The UN human rights envoy for North Korea warned on Friday that the regime, which attacked a South Korean island this week, is isolating itself at a time when it badly needs humanitarian aid.
Marzuki Darusman was on his first mission to South Korea since taking the post this year but, like his predecessor, was denied entry to the country formally known as the Democratic People's Republic of Korea (DPRK).
"The DPRK should not find itself in isolation at a juncture when it needs the support and cooperation of the international community the most, both to address the human rights situation and the humanitarian needs," he said.
Darusman was speaking days after the volatile regime fired a deadly barrage of shells and rockets at a South Korean island near the disputed sea border, claiming it had acted in retaliation to a military exercise being staged there.

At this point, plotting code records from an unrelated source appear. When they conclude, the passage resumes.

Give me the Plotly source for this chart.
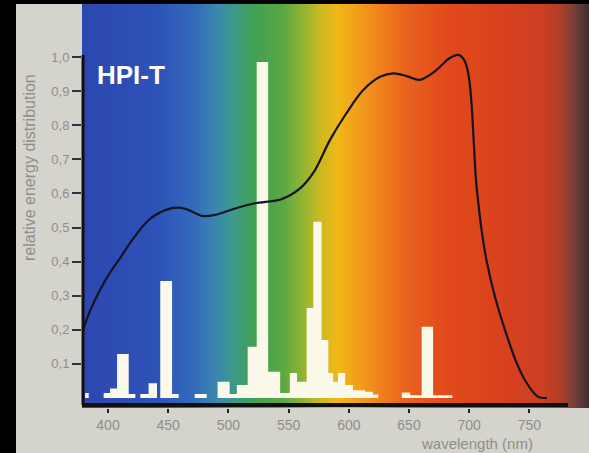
import numpy as np
import plotly.graph_objects as go

# ---- data ----
# continuous spectrum (relative energy distribution)
curve_nm = [378.4, 385, 393.4, 402, 410.2, 420, 433.8, 447.6, 458.7, 467, 478, 489,
            503, 522, 544, 559, 571, 584.4, 598, 612, 626, 637, 648, 659, 673, 683,
            691, 696, 699.2, 701.5, 704, 705.6, 707.6, 710.4, 714.8, 721.4, 729.7,
            739.4, 747.7, 757, 764.6]
curve_rel = [0.191, 0.255, 0.317, 0.37, 0.411, 0.463, 0.522, 0.551, 0.558, 0.551, 0.534, 0.537,
             0.553, 0.571, 0.583, 0.613, 0.663, 0.757, 0.835, 0.903, 0.942, 0.952, 0.944, 0.933, 0.962, 0.995,
             1.006, 0.99, 0.952, 0.884, 0.737, 0.64, 0.571, 0.49, 0.396, 0.297, 0.2,
             0.103, 0.044, 0.004, 0.0]

# line spectrum: left edge of each band (nm) and its relative height
line_edge_nm = [378.4, 381, 384, 396.4, 401.7, 407.5, 417.2, 422.7, 426.8, 433.7, 440.7,
                443.4, 453.2, 458.7, 472, 482, 491, 501, 507, 516, 523.5, 533, 543, 551,
                557, 565, 570.5, 577.4, 583, 587, 591, 597, 603.5, 613.5, 620, 624.5,
                644, 651, 660.5, 670, 686]
line_rel = [0.0, 0.015, 0.0, 0.015, 0.028, 0.129, 0.012, 0.0, 0.012, 0.043, 0.0,
            0.343, 0.012, 0.0, 0.012, 0.0, 0.048, 0.012, 0.038, 0.150, 0.985, 0.077, 0.015, 0.073,
            0.048, 0.264, 0.517, 0.170, 0.073, 0.048, 0.073, 0.038, 0.023, 0.018, 0.010, 0.0,
            0.016, 0.008, 0.209, 0.008, 0.0]

x_ticks = [400, 450, 500, 550, 600, 650, 700, 750]
y_ticks = [0.1, 0.2, 0.3, 0.4, 0.5, 0.6, 0.7, 0.8, 0.9, 1.0]
y_tick_text = ["0,1", "0,2", "0,3", "0,4", "0,5", "0,6", "0,7", "0,8", "0,9", "1,0"]

# background rainbow (wavelength -> colour)
rainbow_nm = [378.4, 440, 470, 490, 505, 520, 545, 560, 575, 590, 610, 630, 650, 680, 720, 760, 775, 785, 792, 799.5]
rainbow_col = ["#2c47b0", "#2e52b8", "#3269bc", "#3a88ae", "#3c9a86", "#3fa054", "#5aa842", "#8cb432",
               "#c8b822", "#f0b818", "#f29a1a", "#f07a1c", "#e8601e", "#e24a1c", "#da421c", "#cc3f22",
               "#b04028", "#804038", "#5a3a36", "#3e2c2c"]

XMIN, XMAX = 378.4, 799.5
YMIN, YMAX = -0.0293, 1.1554

fig = go.Figure()

# rainbow background as a heatmap
lo, hi = rainbow_nm[0], rainbow_nm[-1]
cscale = [[(w - lo) / (hi - lo), c] for w, c in zip(rainbow_nm, rainbow_col)]
bg_x = np.linspace(XMIN, XMAX, 220)
fig.add_trace(go.Heatmap(x=bg_x, y=[-0.2, 1.4], z=[bg_x, bg_x], zmin=lo, zmax=hi,
                         colorscale=cscale, zsmooth="best", showscale=False, hoverinfo="skip"))

# line spectrum as filled steps
fig.add_trace(go.Scatter(x=line_edge_nm, y=line_rel, mode="lines",
                         line=dict(shape="hv", width=0, color="#fbf9ea"),
                         fill="tozeroy", fillcolor="#fbf9ea", hoverinfo="skip", showlegend=False))

# continuous spectrum curve
fig.add_trace(go.Scatter(x=curve_nm, y=curve_rel, mode="lines",
                         line=dict(shape="spline", smoothing=0.9, width=2.2, color="#141420"),
                         showlegend=False))

W, H = 589, 453
ml, mr, mt, mb = 82, 0, 4, 45
pw, ph = W - ml - mr, H - mt - mb

shapes = [
    # black scan borders
    dict(type="rect", xref="paper", yref="paper", x0=-ml / pw, x1=(16 - ml) / pw, y0=-mb / ph, y1=1 + mt / ph,
         fillcolor="black", line=dict(width=0), layer="above"),
    dict(type="rect", xref="paper", yref="paper", x0=-ml / pw, x1=1, y0=1, y1=1 + mt / ph,
         fillcolor="black", line=dict(width=0), layer="above"),
    # axis lines
    dict(type="line", xref="paper", yref="y", x0=0, x1=(568 - ml) / pw, y0=-0.0205, y1=-0.0205,
         line=dict(color="#111111", width=4), layer="above"),
    dict(type="line", xref="paper", yref="y", x0=0.002, x1=0.002, y0=-0.0205, y1=1.006,
         line=dict(color="#111111", width=3), layer="above"),
]

font_main = "Liberation Sans, Arial, sans-serif"
label_col = "#8e8e8a"
fig.update_layout(
    width=W, height=H, autosize=False,
    margin=dict(l=ml, r=mr, t=mt, b=mb, pad=0),
    paper_bgcolor="#d4d4cc", plot_bgcolor="#d4d4cc",
    showlegend=False,
    shapes=shapes,
    xaxis=dict(range=[XMIN, XMAX], tickvals=x_ticks, ticktext=[str(v) for v in x_ticks],
               showgrid=False, zeroline=False, showline=False, ticks="outside", ticklen=4, tickwidth=2,
               tickcolor="#222222", tickfont=dict(family=font_main, size=14, color=label_col)),
    yaxis=dict(range=[YMIN, YMAX], tickvals=y_ticks, ticktext=y_tick_text,
               showgrid=False, zeroline=False, showline=False, ticks="outside", ticklen=9, tickwidth=2,
               tickcolor="#333333", tickfont=dict(family=font_main, size=13, color=label_col)),
    annotations=[
        dict(text="<b>HPI-T</b>", xref="paper", yref="paper", x=(95 - ml) / pw, y=(408 - 75) / ph,
             xanchor="left", yanchor="middle", showarrow=False,
             font=dict(family=font_main, size=26, color="white")),
        dict(text="relative energy distribution", xref="paper", yref="paper", x=(29 - ml) / pw,
             y=(408 - 168) / ph, xanchor="center", yanchor="middle", textangle=-90, showarrow=False,
             font=dict(family=font_main, size=16, color=label_col)),
        dict(text="wavelength (nm)", xref="paper", yref="paper", x=(477 - ml) / pw, y=(408 - 443) / ph,
             xanchor="center", yanchor="middle", showarrow=False,
             font=dict(family=font_main, size=15, color=label_col)),
    ],
)

fig.write_html("out.html", config={"displayModeBar": False},
               post_script="document.body.style.margin='0';document.body.style.overflow='hidden';")
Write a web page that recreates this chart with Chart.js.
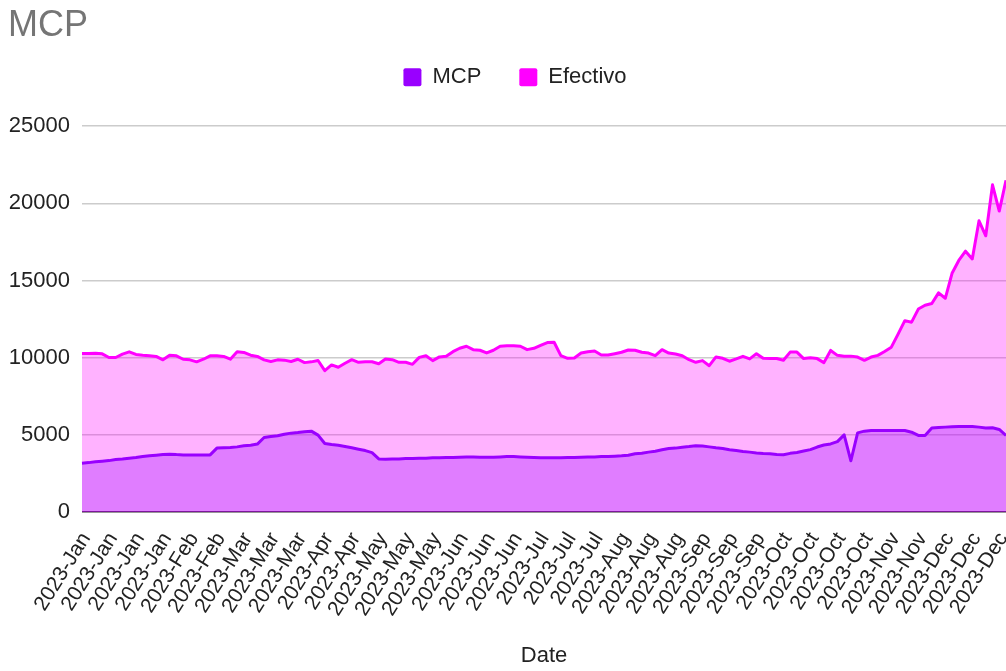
<!DOCTYPE html>
<html>
<head>
<meta charset="utf-8">
<script src="https://cdn.jsdelivr.net/npm/chart.js@4.4.0/dist/chart.umd.min.js"></script>
<style>
  html, body { margin: 0; padding: 0; background: #fff; }
  #wrap { width: 1006px; height: 671px; }
</style>
</head>
<body>
<div id="wrap"><canvas id="myChart"></canvas></div>
<script>
const tickLabels = [
    '2023-Jan', '2023-Jan', '2023-Jan', '2023-Jan', '2023-Feb', '2023-Feb',
    '2023-Mar', '2023-Mar', '2023-Mar', '2023-Apr', '2023-Apr',
    '2023-May', '2023-May', '2023-May', '2023-Jun', '2023-Jun', '2023-Jun',
    '2023-Jul', '2023-Jul', '2023-Jul', '2023-Aug', '2023-Aug', '2023-Aug',
    '2023-Sep', '2023-Sep', '2023-Sep', '2023-Oct', '2023-Oct', '2023-Oct', '2023-Oct',
    '2023-Nov', '2023-Nov', '2023-Dec', '2023-Dec', '2023-Dec'
];
const pointsPerTick = 4;

const mcp = [
    3160, 3200, 3250, 3290, 3330, 3400, 3440, 3490, 3530, 3590,
    3640, 3680, 3720, 3750, 3720, 3700, 3700, 3700, 3700, 3700,
    4140, 4160, 4180, 4220, 4290, 4330, 4400, 4830, 4890, 4940,
    5040, 5110, 5150, 5200, 5240, 4980, 4440, 4370, 4330, 4240,
    4160, 4070, 3980, 3850, 3440, 3420, 3440, 3440, 3460, 3460,
    3490, 3490, 3510, 3510, 3530, 3530, 3550, 3570, 3570, 3550,
    3550, 3550, 3570, 3590, 3590, 3570, 3550, 3530, 3510, 3510,
    3510, 3510, 3530, 3530, 3550, 3570, 3570, 3590, 3590, 3620,
    3640, 3680, 3770, 3810, 3880, 3940, 4030, 4110, 4140, 4200,
    4240, 4290, 4270, 4220, 4160, 4110, 4030, 3980, 3920, 3880,
    3830, 3790, 3780, 3720, 3710, 3800, 3860, 3950, 4040, 4210,
    4340, 4410, 4560, 5000, 3320, 5130, 5240, 5280, 5280, 5280,
    5280, 5280, 5280, 5170, 4960, 4960, 5440, 5480, 5500, 5520,
    5540, 5540, 5540, 5500, 5440, 5460, 5350, 4960
];

const efectivo = [
    10270, 10270, 10290, 10250, 10010, 10010, 10230, 10380, 10210, 10160,
    10120, 10080, 9860, 10160, 10120, 9900, 9860, 9730, 9900, 10120,
    10120, 10080, 9900, 10380, 10340, 10160, 10080, 9860, 9750, 9860,
    9840, 9750, 9900, 9680, 9730, 9820, 9160, 9530, 9380, 9640,
    9870, 9700, 9740, 9740, 9610, 9920, 9870, 9700, 9700, 9570,
    10020, 10130, 9810, 10050, 10090, 10390, 10610, 10740, 10520, 10480,
    10310, 10480, 10740, 10780, 10780, 10740, 10520, 10610, 10800, 10980,
    11000, 10130, 9960, 9980, 10300, 10390, 10430, 10170, 10170, 10260,
    10350, 10500, 10480, 10350, 10300, 10130, 10520, 10300, 10240, 10130,
    9870, 9700, 9810, 9480, 10050, 9960, 9770, 9920, 10090, 9920,
    10260, 9960, 9950, 9950, 9830, 10360, 10360, 9940, 10000, 9940,
    9680, 10470, 10150, 10100, 10100, 10040, 9830, 10040, 10150, 10400,
    10680, 11530, 12400, 12300, 13150, 13400, 13510, 14200, 13850, 15470,
    16300, 16900, 16400, 18870, 17900, 21200, 19500, 21500
];

// one category per data point, named after the tick it belongs to
const categories = mcp.map((v, i) => tickLabels[Math.floor(i / pointsPerTick)]);

const fontFamily = 'Arial, "Liberation Sans", sans-serif';

// push the plot down below the legend and nudge the legend a little right
const legendMargin = {
    id: 'legendMargin',
    beforeInit(chart) {
        const fit = chart.legend.fit;
        chart.legend.fit = function () {
            fit.bind(chart.legend)();
            this.height += 28;
        };
    },
    afterLayout(chart) {
        chart.legend.left += 8;
        chart.legend.right += 8;
    }
};

const ctx = document.getElementById('myChart').getContext('2d');

const data = {
    labels: categories,
    datasets: [
        {
            label: 'MCP',
            data: mcp,
            borderColor: '#9900ff',
            backgroundColor: 'rgba(153, 0, 255, 0.3)',
            fill: 'origin'
        },
        {
            label: 'Efectivo',
            data: efectivo,
            borderColor: '#ff00ff',
            backgroundColor: 'rgba(255, 0, 255, 0.3)',
            fill: 'origin'
        }
    ]
};

const config = {
    type: 'line',
    data: data,
    plugins: [legendMargin],
    options: {
        responsive: true,
        maintainAspectRatio: false,
        animation: false,
        layout: { padding: { left: 8, right: 0, top: 0, bottom: 0 } },
        elements: {
            line: { borderWidth: 3, tension: 0, borderJoinStyle: 'round' },
            point: { radius: 0 }
        },
        scales: {
            x: {
                grid: { display: false },
                border: { display: false },
                ticks: {
                    autoSkip: false,
                    minRotation: 58,
                    maxRotation: 58,
                    padding: 8,
                    labelOffset: 4,
                    color: '#222',
                    font: { family: fontFamily, size: 21 },
                    callback: function (value, index) {
                        return index % pointsPerTick === 0 ? this.getLabelForValue(value) : null;
                    }
                },
                title: {
                    display: true,
                    text: 'Date',
                    color: '#222',
                    font: { family: fontFamily, size: 22 },
                    padding: { top: 0, bottom: 2 }
                },
                afterFit: function (scale) {
                    scale.height = 159;
                    scale.paddingRight = 0;
                }
            },
            y: {
                min: 0,
                max: 25000,
                border: { display: false },
                grid: {
                    drawTicks: false,
                    lineWidth: 1.5,
                    color: function (c) { return c.tick && c.tick.value === 0 ? '#333' : '#cccccc'; }
                },
                ticks: {
                    stepSize: 5000,
                    padding: 12,
                    color: '#222',
                    font: { family: fontFamily, size: 22 },
                    callback: function (value) { return String(value); }
                },
                afterFit: function (scale) { scale.width = 74; }
            }
        },
        plugins: {
            title: {
                display: true,
                text: 'MCP',
                align: 'start',
                color: '#757575',
                font: { family: fontFamily, size: 36, weight: 'normal' },
                padding: { top: 4, bottom: -19 }
            },
            legend: {
                labels: {
                    boxWidth: 18,
                    boxHeight: 18,
                    padding: 38,
                    color: '#222',
                    useBorderRadius: true,
                    borderRadius: 2,
                    font: { family: fontFamily, size: 22 },
                    generateLabels: function (chart) {
                        const items = Chart.defaults.plugins.legend.labels.generateLabels(chart);
                        items.forEach(function (it) { it.fillStyle = it.strokeStyle; it.lineWidth = 0; });
                        return items;
                    }
                }
            },
            tooltip: { enabled: false }
        }
    }
};

const myChart = new Chart(ctx, config);
</script>
</body>
</html>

The UN envoy noted that, after devastating floods hit the North in August, South Korea had offered 5,000 tons of rice and 250,000 bags of cement in humanitarian aid for victims in the impoverished country.
All such aid shipments have been frozen since the North launched its strike on the island of Yeonpyeong, which killed two marines and two civilians and wounding 18 other people.
It was the first shelling of civilians since the 1950-53 Korean War.
Darusman said that despite the outbreak of hostilities, "it is important to continue to provide such humanitarian assistance", while ensuring that all aid distribution "reaches the neediest population".
He said hardship in North Korea had driven 20,000 people to flee to the South -- including a record 2,027 arrivals last year -- on journeys during which many fall victim to people-traffickers and sexual abuse.